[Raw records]
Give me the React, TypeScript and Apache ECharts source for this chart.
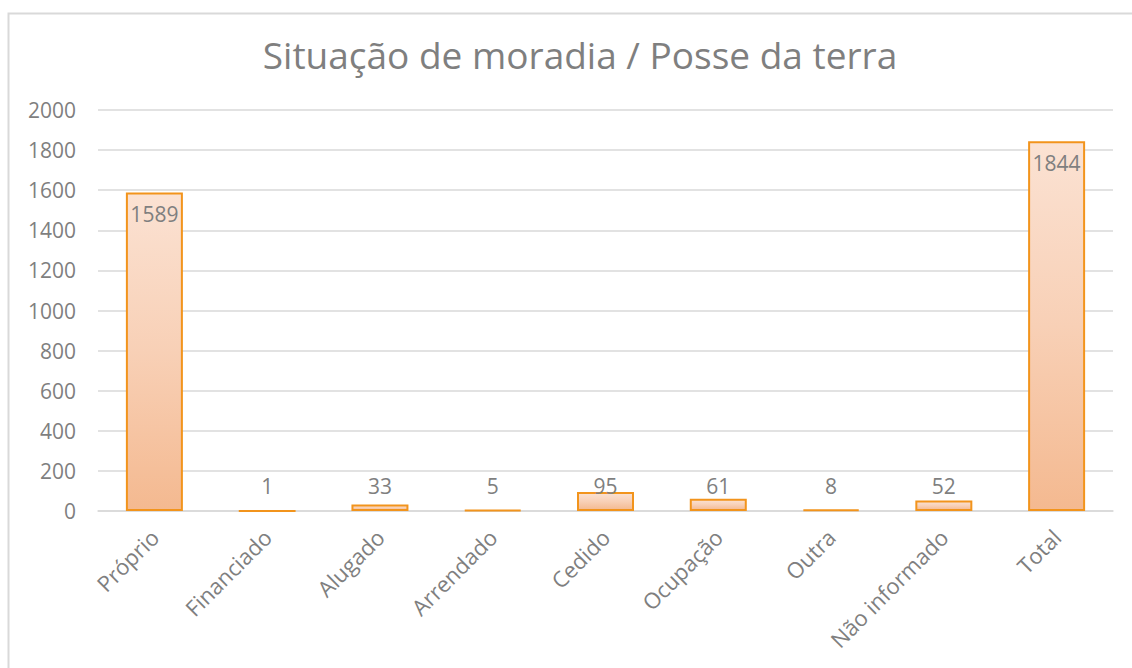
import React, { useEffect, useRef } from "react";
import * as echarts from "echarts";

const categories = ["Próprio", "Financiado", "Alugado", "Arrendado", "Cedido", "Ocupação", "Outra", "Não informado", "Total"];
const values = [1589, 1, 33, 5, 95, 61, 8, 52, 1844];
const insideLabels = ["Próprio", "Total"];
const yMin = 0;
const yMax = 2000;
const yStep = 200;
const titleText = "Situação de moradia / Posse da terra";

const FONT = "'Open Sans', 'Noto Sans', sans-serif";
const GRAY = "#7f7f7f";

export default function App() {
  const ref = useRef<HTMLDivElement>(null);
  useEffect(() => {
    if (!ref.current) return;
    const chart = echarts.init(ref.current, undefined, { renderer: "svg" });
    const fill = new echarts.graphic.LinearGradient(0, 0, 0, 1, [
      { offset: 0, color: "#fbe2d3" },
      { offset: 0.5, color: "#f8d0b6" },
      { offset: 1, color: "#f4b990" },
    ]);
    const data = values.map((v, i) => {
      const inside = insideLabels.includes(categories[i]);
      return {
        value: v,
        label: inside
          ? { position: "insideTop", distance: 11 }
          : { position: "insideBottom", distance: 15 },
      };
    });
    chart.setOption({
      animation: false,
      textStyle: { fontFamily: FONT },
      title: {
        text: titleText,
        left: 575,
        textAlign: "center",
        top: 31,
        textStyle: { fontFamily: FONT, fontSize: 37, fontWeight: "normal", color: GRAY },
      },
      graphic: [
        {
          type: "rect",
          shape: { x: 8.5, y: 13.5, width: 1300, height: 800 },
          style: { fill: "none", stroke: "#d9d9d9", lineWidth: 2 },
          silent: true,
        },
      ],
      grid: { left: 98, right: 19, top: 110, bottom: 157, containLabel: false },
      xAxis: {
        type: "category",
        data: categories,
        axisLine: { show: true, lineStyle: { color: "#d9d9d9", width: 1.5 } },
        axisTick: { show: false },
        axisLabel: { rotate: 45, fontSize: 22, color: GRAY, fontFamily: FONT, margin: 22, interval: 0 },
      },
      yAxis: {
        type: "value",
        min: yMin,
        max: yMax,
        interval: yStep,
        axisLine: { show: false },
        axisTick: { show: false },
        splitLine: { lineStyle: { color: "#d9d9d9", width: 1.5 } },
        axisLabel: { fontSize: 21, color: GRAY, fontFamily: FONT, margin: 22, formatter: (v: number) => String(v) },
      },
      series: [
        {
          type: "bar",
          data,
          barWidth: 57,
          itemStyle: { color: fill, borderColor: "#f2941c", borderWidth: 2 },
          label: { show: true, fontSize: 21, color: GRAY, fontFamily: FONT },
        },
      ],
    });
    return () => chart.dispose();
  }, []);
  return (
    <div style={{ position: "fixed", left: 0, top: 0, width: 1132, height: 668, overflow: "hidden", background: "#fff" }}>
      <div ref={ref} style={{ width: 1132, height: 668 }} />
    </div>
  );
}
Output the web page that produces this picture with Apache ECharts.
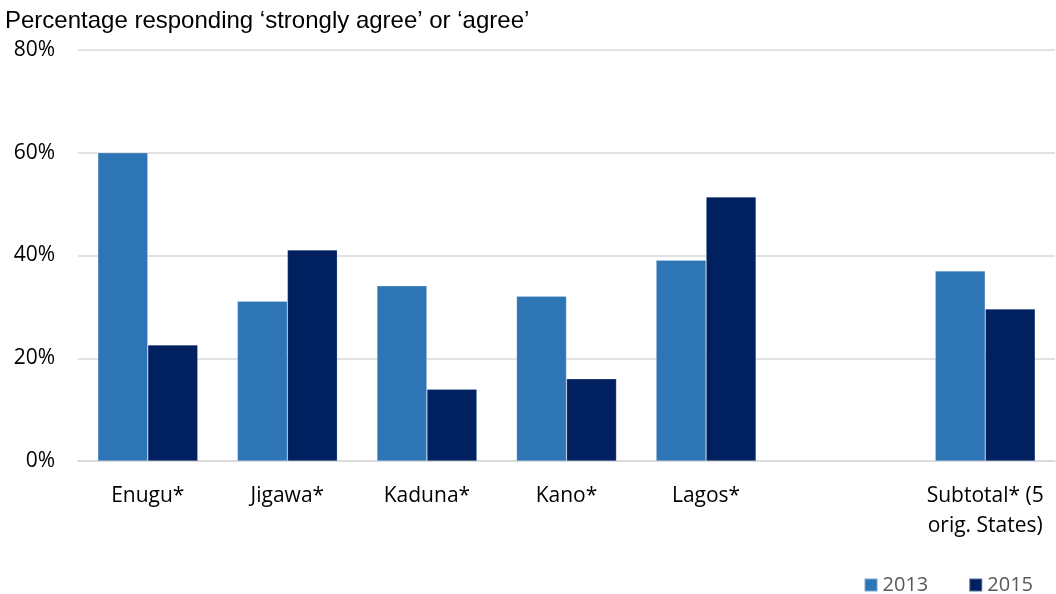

EXERCISE DETAILS: Extract all the entries word for word; omit any pictures.

RESULT FOR THIS EXERCISE:
Give me the React, TypeScript and Apache ECharts source for this chart.
import React, { useEffect, useRef } from "react";
import * as echarts from "echarts";

const categories = ["Próprio", "Financiado", "Alugado", "Arrendado", "Cedido", "Ocupação", "Outra", "Não informado", "Total"];
const values = [1589, 1, 33, 5, 95, 61, 8, 52, 1844];
const insideLabels = ["Próprio", "Total"];
const yMin = 0;
const yMax = 2000;
const yStep = 200;
const titleText = "Situação de moradia / Posse da terra";

const FONT = "'Open Sans', 'Noto Sans', sans-serif";
const GRAY = "#7f7f7f";

export default function App() {
  const ref = useRef<HTMLDivElement>(null);
  useEffect(() => {
    if (!ref.current) return;
    const chart = echarts.init(ref.current, undefined, { renderer: "svg" });
    const fill = new echarts.graphic.LinearGradient(0, 0, 0, 1, [
      { offset: 0, color: "#fbe2d3" },
      { offset: 0.5, color: "#f8d0b6" },
      { offset: 1, color: "#f4b990" },
    ]);
    const data = values.map((v, i) => {
      const inside = insideLabels.includes(categories[i]);
      return {
        value: v,
        label: inside
          ? { position: "insideTop", distance: 11 }
          : { position: "insideBottom", distance: 15 },
      };
    });
    chart.setOption({
      animation: false,
      textStyle: { fontFamily: FONT },
      title: {
        text: titleText,
        left: 575,
        textAlign: "center",
        top: 31,
        textStyle: { fontFamily: FONT, fontSize: 37, fontWeight: "normal", color: GRAY },
      },
      graphic: [
        {
          type: "rect",
          shape: { x: 8.5, y: 13.5, width: 1300, height: 800 },
          style: { fill: "none", stroke: "#d9d9d9", lineWidth: 2 },
          silent: true,
        },
      ],
      grid: { left: 98, right: 19, top: 110, bottom: 157, containLabel: false },
      xAxis: {
        type: "category",
        data: categories,
        axisLine: { show: true, lineStyle: { color: "#d9d9d9", width: 1.5 } },
        axisTick: { show: false },
        axisLabel: { rotate: 45, fontSize: 22, color: GRAY, fontFamily: FONT, margin: 22, interval: 0 },
      },
      yAxis: {
        type: "value",
        min: yMin,
        max: yMax,
        interval: yStep,
        axisLine: { show: false },
        axisTick: { show: false },
        splitLine: { lineStyle: { color: "#d9d9d9", width: 1.5 } },
        axisLabel: { fontSize: 21, color: GRAY, fontFamily: FONT, margin: 22, formatter: (v: number) => String(v) },
      },
      series: [
        {
          type: "bar",
          data,
          barWidth: 57,
          itemStyle: { color: fill, borderColor: "#f2941c", borderWidth: 2 },
          label: { show: true, fontSize: 21, color: GRAY, fontFamily: FONT },
        },
      ],
    });
    return () => chart.dispose();
  }, []);
  return (
    <div style={{ position: "fixed", left: 0, top: 0, width: 1132, height: 668, overflow: "hidden", background: "#fff" }}>
      <div ref={ref} style={{ width: 1132, height: 668 }} />
    </div>
  );
}
Output the web page that produces this picture with Apache ECharts.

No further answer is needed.